[Exercise objective]
Set out every line bearing the string "chart".

[Exercise input]
* Begin *

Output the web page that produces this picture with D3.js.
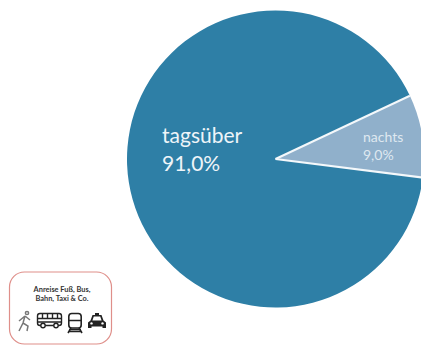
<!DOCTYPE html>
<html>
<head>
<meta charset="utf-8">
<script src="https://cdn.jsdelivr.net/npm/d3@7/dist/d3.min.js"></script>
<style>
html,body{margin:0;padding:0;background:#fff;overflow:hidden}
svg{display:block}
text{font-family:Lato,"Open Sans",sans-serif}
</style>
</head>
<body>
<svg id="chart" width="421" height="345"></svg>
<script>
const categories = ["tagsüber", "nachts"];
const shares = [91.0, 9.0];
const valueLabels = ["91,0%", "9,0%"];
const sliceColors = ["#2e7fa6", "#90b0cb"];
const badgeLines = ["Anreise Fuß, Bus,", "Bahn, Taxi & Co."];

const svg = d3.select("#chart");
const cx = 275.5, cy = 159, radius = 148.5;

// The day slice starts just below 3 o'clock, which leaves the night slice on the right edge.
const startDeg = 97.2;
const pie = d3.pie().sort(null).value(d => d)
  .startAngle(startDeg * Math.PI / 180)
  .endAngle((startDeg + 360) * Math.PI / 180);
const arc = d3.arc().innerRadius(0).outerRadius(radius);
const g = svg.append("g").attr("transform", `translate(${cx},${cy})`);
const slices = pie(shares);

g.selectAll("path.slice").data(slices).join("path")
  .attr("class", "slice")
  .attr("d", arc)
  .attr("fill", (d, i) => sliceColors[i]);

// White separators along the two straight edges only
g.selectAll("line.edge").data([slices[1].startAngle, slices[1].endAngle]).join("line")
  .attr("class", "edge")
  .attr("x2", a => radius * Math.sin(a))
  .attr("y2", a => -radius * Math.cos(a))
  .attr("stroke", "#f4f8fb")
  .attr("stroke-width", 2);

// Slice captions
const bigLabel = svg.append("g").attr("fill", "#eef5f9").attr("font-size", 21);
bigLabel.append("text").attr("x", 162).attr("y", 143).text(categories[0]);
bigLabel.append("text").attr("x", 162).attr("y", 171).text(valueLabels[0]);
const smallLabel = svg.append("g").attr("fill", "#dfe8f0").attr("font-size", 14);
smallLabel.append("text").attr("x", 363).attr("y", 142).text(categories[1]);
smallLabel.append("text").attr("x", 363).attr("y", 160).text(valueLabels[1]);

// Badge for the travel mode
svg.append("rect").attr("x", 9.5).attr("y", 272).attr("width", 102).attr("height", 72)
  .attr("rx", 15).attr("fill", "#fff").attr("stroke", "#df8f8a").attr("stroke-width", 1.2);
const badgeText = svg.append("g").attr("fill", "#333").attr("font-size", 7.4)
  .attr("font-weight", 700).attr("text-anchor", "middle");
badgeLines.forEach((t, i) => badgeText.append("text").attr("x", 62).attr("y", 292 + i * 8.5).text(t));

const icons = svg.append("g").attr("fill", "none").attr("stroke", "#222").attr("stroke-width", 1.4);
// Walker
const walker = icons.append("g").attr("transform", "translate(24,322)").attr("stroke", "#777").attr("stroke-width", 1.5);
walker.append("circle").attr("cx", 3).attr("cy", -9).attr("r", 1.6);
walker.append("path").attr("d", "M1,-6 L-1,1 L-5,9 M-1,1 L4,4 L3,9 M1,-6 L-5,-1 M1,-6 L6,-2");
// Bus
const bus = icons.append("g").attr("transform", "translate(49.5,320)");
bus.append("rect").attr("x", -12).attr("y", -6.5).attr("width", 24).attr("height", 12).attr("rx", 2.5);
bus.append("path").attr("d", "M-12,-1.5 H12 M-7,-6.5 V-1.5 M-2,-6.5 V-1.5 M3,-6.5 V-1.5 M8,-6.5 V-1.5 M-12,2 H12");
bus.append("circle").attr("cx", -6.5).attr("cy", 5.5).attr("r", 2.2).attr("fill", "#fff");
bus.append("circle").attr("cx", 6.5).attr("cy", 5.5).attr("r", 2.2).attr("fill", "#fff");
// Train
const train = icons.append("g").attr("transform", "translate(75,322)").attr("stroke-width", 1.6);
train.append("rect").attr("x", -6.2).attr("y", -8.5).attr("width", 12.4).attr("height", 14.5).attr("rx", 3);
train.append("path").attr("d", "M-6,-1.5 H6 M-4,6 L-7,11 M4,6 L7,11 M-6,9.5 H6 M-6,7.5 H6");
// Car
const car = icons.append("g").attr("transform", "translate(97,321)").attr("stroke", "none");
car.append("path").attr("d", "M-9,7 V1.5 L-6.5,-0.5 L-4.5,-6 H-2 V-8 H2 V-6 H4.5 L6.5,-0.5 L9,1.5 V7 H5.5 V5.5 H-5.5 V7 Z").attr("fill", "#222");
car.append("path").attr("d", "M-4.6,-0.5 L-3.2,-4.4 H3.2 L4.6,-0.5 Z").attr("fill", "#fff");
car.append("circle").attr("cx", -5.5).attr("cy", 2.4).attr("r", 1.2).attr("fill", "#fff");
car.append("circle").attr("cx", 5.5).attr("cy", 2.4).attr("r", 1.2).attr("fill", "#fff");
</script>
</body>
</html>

* End *
* Begin *

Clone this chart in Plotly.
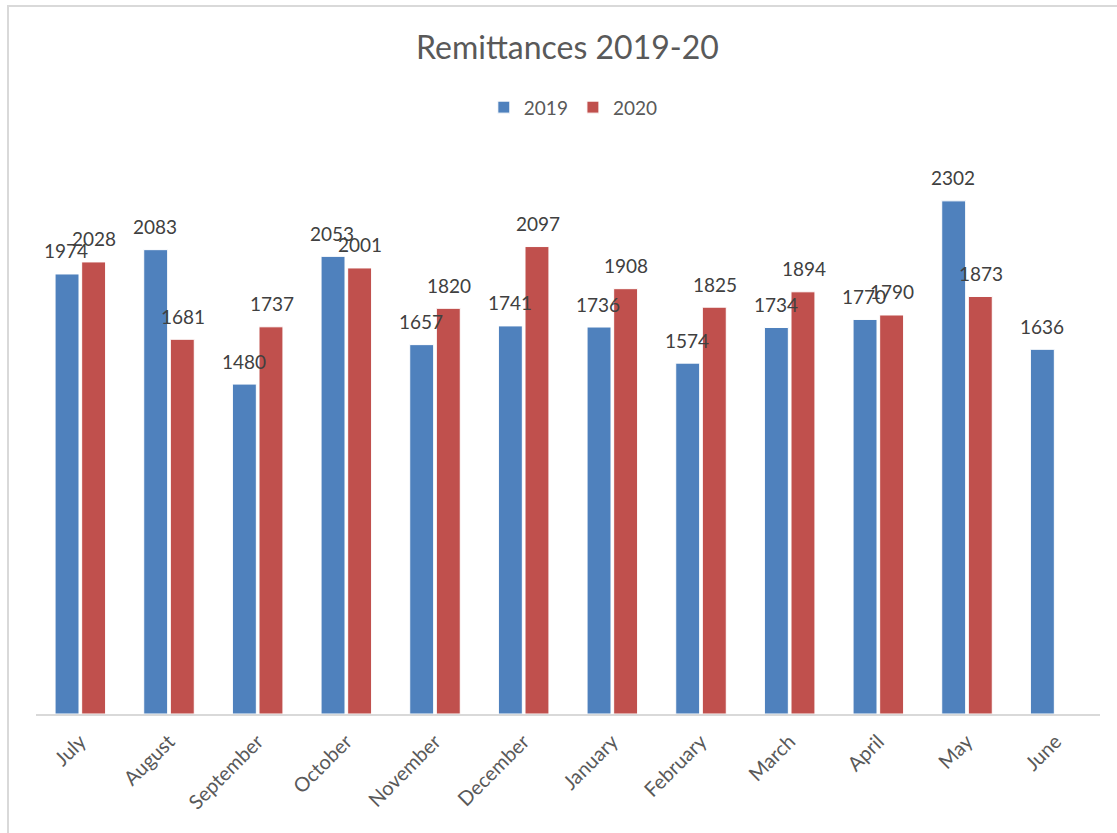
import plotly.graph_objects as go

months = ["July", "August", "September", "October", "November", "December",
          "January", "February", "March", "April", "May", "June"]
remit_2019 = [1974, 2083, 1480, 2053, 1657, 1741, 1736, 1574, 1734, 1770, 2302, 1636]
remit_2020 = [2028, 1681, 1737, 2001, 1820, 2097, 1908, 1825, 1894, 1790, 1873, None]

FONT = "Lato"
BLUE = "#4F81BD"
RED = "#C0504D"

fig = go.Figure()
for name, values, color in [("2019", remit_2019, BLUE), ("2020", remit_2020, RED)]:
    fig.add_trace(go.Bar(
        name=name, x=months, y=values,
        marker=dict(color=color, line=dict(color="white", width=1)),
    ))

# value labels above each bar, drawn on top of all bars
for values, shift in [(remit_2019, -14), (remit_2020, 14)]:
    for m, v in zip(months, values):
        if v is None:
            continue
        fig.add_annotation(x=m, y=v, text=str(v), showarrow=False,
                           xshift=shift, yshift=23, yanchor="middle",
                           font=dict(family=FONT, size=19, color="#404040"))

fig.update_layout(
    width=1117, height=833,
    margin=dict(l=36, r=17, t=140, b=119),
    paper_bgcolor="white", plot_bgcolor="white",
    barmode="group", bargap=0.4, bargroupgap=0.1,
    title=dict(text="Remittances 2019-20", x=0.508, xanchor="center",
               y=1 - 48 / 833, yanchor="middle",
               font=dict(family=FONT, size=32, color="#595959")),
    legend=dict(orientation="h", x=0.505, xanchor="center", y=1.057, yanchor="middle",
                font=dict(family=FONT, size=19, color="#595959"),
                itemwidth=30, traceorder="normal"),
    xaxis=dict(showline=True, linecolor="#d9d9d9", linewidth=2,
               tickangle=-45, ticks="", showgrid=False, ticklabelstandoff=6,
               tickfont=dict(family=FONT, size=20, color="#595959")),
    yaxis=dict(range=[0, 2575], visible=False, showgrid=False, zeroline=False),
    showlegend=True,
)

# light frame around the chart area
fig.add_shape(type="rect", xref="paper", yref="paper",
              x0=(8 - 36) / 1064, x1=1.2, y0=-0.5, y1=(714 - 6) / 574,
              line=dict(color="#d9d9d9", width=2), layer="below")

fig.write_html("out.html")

* End *
* Begin *

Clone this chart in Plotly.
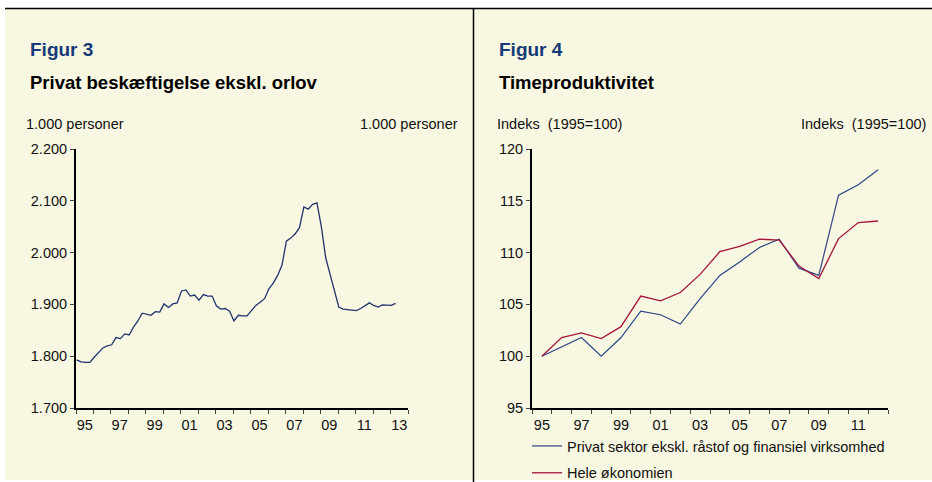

* End *

[Solution for this task]
<svg id="chart" width="421" height="345"></svg>
const svg = d3.select("#chart");
Clone this chart in Plotly.
# light frame around the chart area
Clone this chart in Plotly.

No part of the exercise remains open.